#### [Recorded information]
■ ■ ■ ■ ■ ■ ■

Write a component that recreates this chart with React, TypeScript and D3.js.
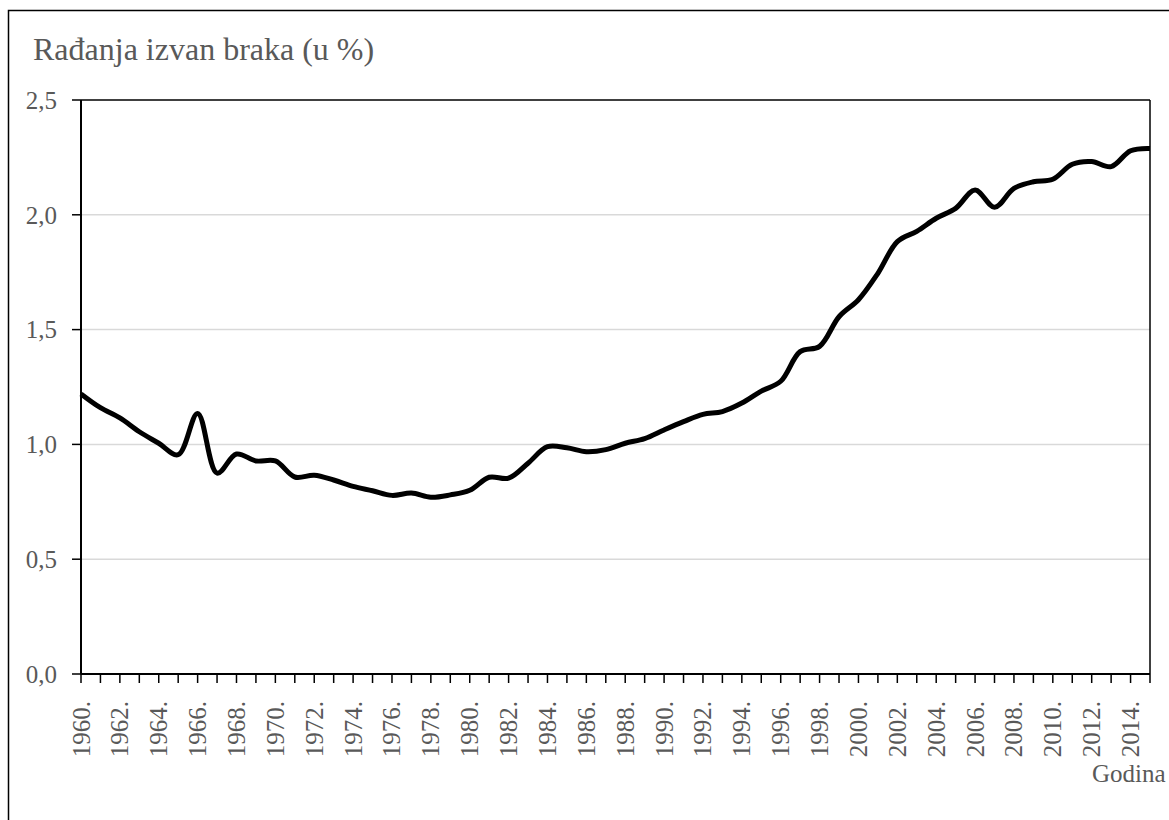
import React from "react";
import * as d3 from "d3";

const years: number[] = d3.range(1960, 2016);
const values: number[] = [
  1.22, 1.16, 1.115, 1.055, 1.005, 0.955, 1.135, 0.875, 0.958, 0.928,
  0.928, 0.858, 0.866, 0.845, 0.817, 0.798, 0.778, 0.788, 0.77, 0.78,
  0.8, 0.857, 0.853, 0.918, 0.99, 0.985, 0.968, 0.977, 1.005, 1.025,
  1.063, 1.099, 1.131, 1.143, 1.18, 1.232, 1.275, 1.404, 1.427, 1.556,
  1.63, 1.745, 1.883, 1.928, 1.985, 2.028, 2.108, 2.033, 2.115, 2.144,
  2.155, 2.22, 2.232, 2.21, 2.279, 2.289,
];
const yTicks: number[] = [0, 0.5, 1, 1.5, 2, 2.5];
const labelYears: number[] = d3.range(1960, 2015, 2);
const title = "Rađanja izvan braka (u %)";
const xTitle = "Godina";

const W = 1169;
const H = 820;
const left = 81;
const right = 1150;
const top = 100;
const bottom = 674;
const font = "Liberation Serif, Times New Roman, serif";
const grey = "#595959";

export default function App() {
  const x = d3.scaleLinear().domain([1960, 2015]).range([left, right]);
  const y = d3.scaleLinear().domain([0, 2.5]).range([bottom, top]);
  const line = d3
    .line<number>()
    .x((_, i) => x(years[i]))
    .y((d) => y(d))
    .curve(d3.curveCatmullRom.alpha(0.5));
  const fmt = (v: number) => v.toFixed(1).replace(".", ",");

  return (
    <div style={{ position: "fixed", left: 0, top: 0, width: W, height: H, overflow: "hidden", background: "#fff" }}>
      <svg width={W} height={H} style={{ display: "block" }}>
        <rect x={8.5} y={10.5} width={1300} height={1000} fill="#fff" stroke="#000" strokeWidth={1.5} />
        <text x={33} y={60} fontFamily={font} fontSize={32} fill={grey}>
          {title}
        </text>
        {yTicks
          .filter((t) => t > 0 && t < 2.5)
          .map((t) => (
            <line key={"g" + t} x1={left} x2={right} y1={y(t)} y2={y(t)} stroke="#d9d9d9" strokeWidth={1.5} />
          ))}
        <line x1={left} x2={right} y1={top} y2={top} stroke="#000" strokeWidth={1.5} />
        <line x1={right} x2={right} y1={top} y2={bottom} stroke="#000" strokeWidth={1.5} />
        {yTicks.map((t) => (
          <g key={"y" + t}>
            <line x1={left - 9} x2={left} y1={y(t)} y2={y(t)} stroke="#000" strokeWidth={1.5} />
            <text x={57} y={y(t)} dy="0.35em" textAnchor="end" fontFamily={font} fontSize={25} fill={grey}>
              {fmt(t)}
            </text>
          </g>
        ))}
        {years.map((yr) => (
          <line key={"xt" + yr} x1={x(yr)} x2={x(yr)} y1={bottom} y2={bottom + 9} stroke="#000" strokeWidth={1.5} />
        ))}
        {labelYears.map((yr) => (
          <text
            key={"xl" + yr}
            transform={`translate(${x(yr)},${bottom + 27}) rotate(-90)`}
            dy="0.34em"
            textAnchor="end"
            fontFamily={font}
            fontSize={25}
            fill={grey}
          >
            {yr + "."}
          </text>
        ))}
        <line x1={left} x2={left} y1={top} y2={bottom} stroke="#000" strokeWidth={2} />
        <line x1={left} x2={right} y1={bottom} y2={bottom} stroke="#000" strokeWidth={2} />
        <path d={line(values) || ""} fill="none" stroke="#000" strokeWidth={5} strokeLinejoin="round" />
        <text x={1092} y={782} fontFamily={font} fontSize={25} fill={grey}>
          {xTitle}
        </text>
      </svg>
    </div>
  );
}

■ ■ ■ ■ ■ ■ ■

Report the number of lines above that contain the word "React", and only that number.

#### [Written answer]
2